Mungkin kau tertawa membaca surat yang kukirim kepada engkau ini.
Sekali lagi aku bertanya-tanya, kali ini aku mungkin akan menerka jawabanmu tentu ini berkaitan dengan konsentrasi ilmu yang kau pelajari di negeri Paman Sam sana.
Bacalah ini, jangan lupa tertawa bila perlu "laugh so hard you cry," Maria Johnsenku...
"Mengapa menerbitkan uang harus memiliki aturannya tersendiri, bukankah uang itu hanyalah selembar kertas yang dijadikan oleh manusia simbol kekayaan materil, tinggi rendahnya status sosial, atau jangan-jangan kita memang sengaja untuk menciptakan kasta?"
Aduh, semakin tolol saja aku bertanya, sebaiknya engkau tertawa sebentar sebelum lanjut membaca surat curahan hatiku yang pilu dan menjengkelkan ini, Maria.

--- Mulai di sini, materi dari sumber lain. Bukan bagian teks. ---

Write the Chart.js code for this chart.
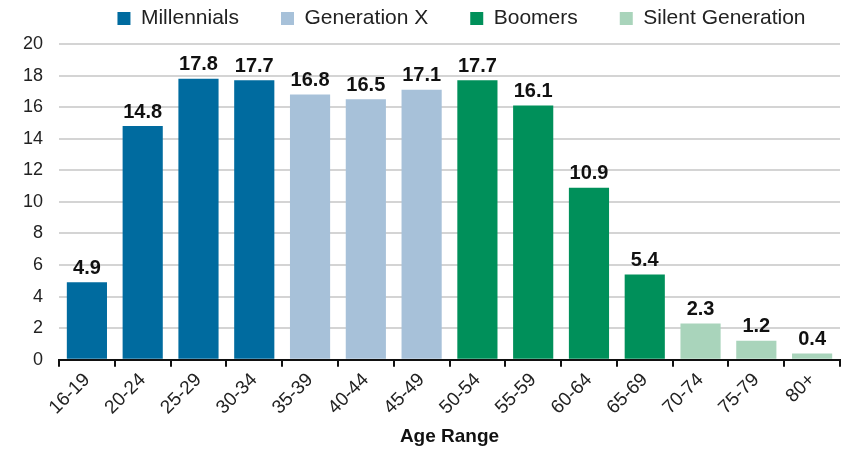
<!DOCTYPE html>
<html>
<head>
<meta charset="utf-8">
<script src="https://cdn.jsdelivr.net/npm/chart.js@4/dist/chart.umd.min.js"></script>
<style>
  html, body { margin: 0; padding: 0; background: #fff; }
  #wrap { width: 850px; height: 452px; }
</style>
</head>
<body>
<div id="wrap"><canvas id="ageChart" width="850" height="452"></canvas></div>
<script>
var ageRanges = ["16-19","20-24","25-29","30-34","35-39","40-44","45-49","50-54","55-59","60-64","65-69","70-74","75-79","80+"];
var millennials = [4.9, 14.8, 17.8, 17.7, null, null, null, null, null, null, null, null, null, null];
var genX        = [null, null, null, null, 16.8, 16.5, 17.1, null, null, null, null, null, null, null];
var boomers     = [null, null, null, null, null, null, null, 17.7, 16.1, 10.9, 5.4, null, null, null];
var silent      = [null, null, null, null, null, null, null, null, null, null, null, 2.3, 1.2, 0.4];
var yTicks = [0, 2, 4, 6, 8, 10, 12, 14, 16, 18, 20];

Chart.defaults.font.family = "'Liberation Sans', Arial, sans-serif";
Chart.defaults.color = "#222";

// values over the bars
var barLabels = {
	id: "barLabels",
	afterDatasetsDraw: function(chart) {
		var ctx = chart.ctx;
		ctx.save();
		ctx.font = "bold 20px 'Liberation Sans', Arial, sans-serif";
		ctx.fillStyle = "#111";
		ctx.textAlign = "center";
		ctx.textBaseline = "bottom";
		chart.data.datasets.forEach(function(ds, i) {
			var meta = chart.getDatasetMeta(i);
			meta.data.forEach(function(bar, j) {
				var v = ds.data[j];
				if (v === null) return;
				ctx.fillText(v.toFixed(1), bar.x, bar.y - 4);
			});
		});
		ctx.restore();
	}
};

// legend sits a bit right of centre and close to the top edge in the original
var legendShift = {
	id: "legendShift",
	afterLayout: function(chart) {
		chart.legend.left += 38;
		chart.legend.right += 38;
		chart.legend.top -= 5;
		chart.legend.bottom -= 5;
	}
};

function makeSet(label, values, colour) {
	return {
		label: label,
		data: values,
		backgroundColor: colour,
		borderWidth: 0,
		barPercentage: 0.72,
		categoryPercentage: 1.0,
		skipNull: true
	};
}

var config = {
	type: "bar",
	data: {
		labels: ageRanges,
		datasets: [
			makeSet("Millennials", millennials, "#006b9f"),
			makeSet("Generation X", genX, "#a7c1d9"),
			makeSet("Boomers", boomers, "#00905a"),
			makeSet("Silent Generation", silent, "#a9d4bb")
		]
	},
	options: {
		responsive: false,
		animation: false,
		layout: { padding: { left: 7, right: 10, top: -29, bottom: 4 } },
		plugins: {
			legend: {
				display: true,
				position: "top",
				labels: {
					boxWidth: 13,
					boxHeight: 13,
					padding: 42,
					color: "#222",
					font: { size: 21 }
				}
			},
			tooltip: { enabled: false }
		},
		scales: {
			x: {
				grid: {
					display: true,
					drawOnChartArea: false,
					drawTicks: true,
					tickLength: 7,
					color: "#111",
					lineWidth: 2
				},
				border: { display: true, color: "#111", width: 2 },
				ticks: {
					minRotation: 45,
					maxRotation: 45,
					color: "#222",
					font: { size: 19 },
					padding: 2
				},
				title: {
					display: true,
					text: "Age Range",
					color: "#111",
					font: { size: 19, weight: "bold" },
					padding: { top: 4, bottom: 0 }
				}
			},
			y: {
				min: 0,
				max: 20,
				afterBuildTicks: function(axis) {
					axis.ticks = yTicks.map(function(v) { return { value: v }; });
				},
				grid: {
					color: "#d4d4d4",
					lineWidth: 2,
					drawTicks: false
				},
				border: { display: false },
				ticks: {
					color: "#222",
					font: { size: 18 },
					padding: 16
				}
			}
		}
	},
	plugins: [barLabels, legendShift]
};

const ageChart = new Chart(document.getElementById("ageChart"), config);
</script>
</body>
</html>
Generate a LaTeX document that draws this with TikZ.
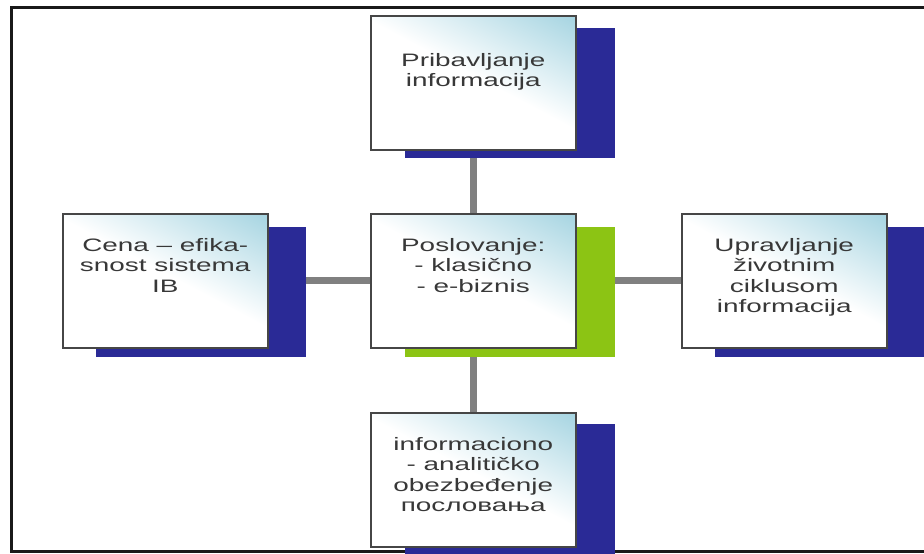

Kalau saja kau berada di dekatku berbincang denganku saat ini tidak mustahil kau akan mengatakan:
"Hey Udik, itu sudah prosedurnya, menciptakan uang itu berpatokan pada Dollar. Tidak bisa seenak omongmu saja. Begini, jika nilai tukar mata uangku menguat, maka nilai rupiahmu melemah. Nilai uang kami melemah sedikit, bolehlah bangsamu merasa senang jua atau sekadar penghibur di headline-headline berita di sana".
Walaupun tadi aku bertanya-bertanya tentang banyak hal padamu. Â Belum senang hatiku, sekarang aku ingin bertanya perihal yang dianggap tabu dalam masyarakat di negaraku, dan menyeramkan bagi orang-orang yang mengatakan dirinya beriman.
Bacalah ini Maria kemudian hayati dengan seksama, dialog antara aku dan hatiku yang tengah mencari iman (yang) tercecer.
"Apakah Tuhan itu ada?
"Dalam ayat dan firmannya selalu mengatakan jadilah orang baik, saleh, kerjakan perintahKu maka akan Kuberikan rahmatku."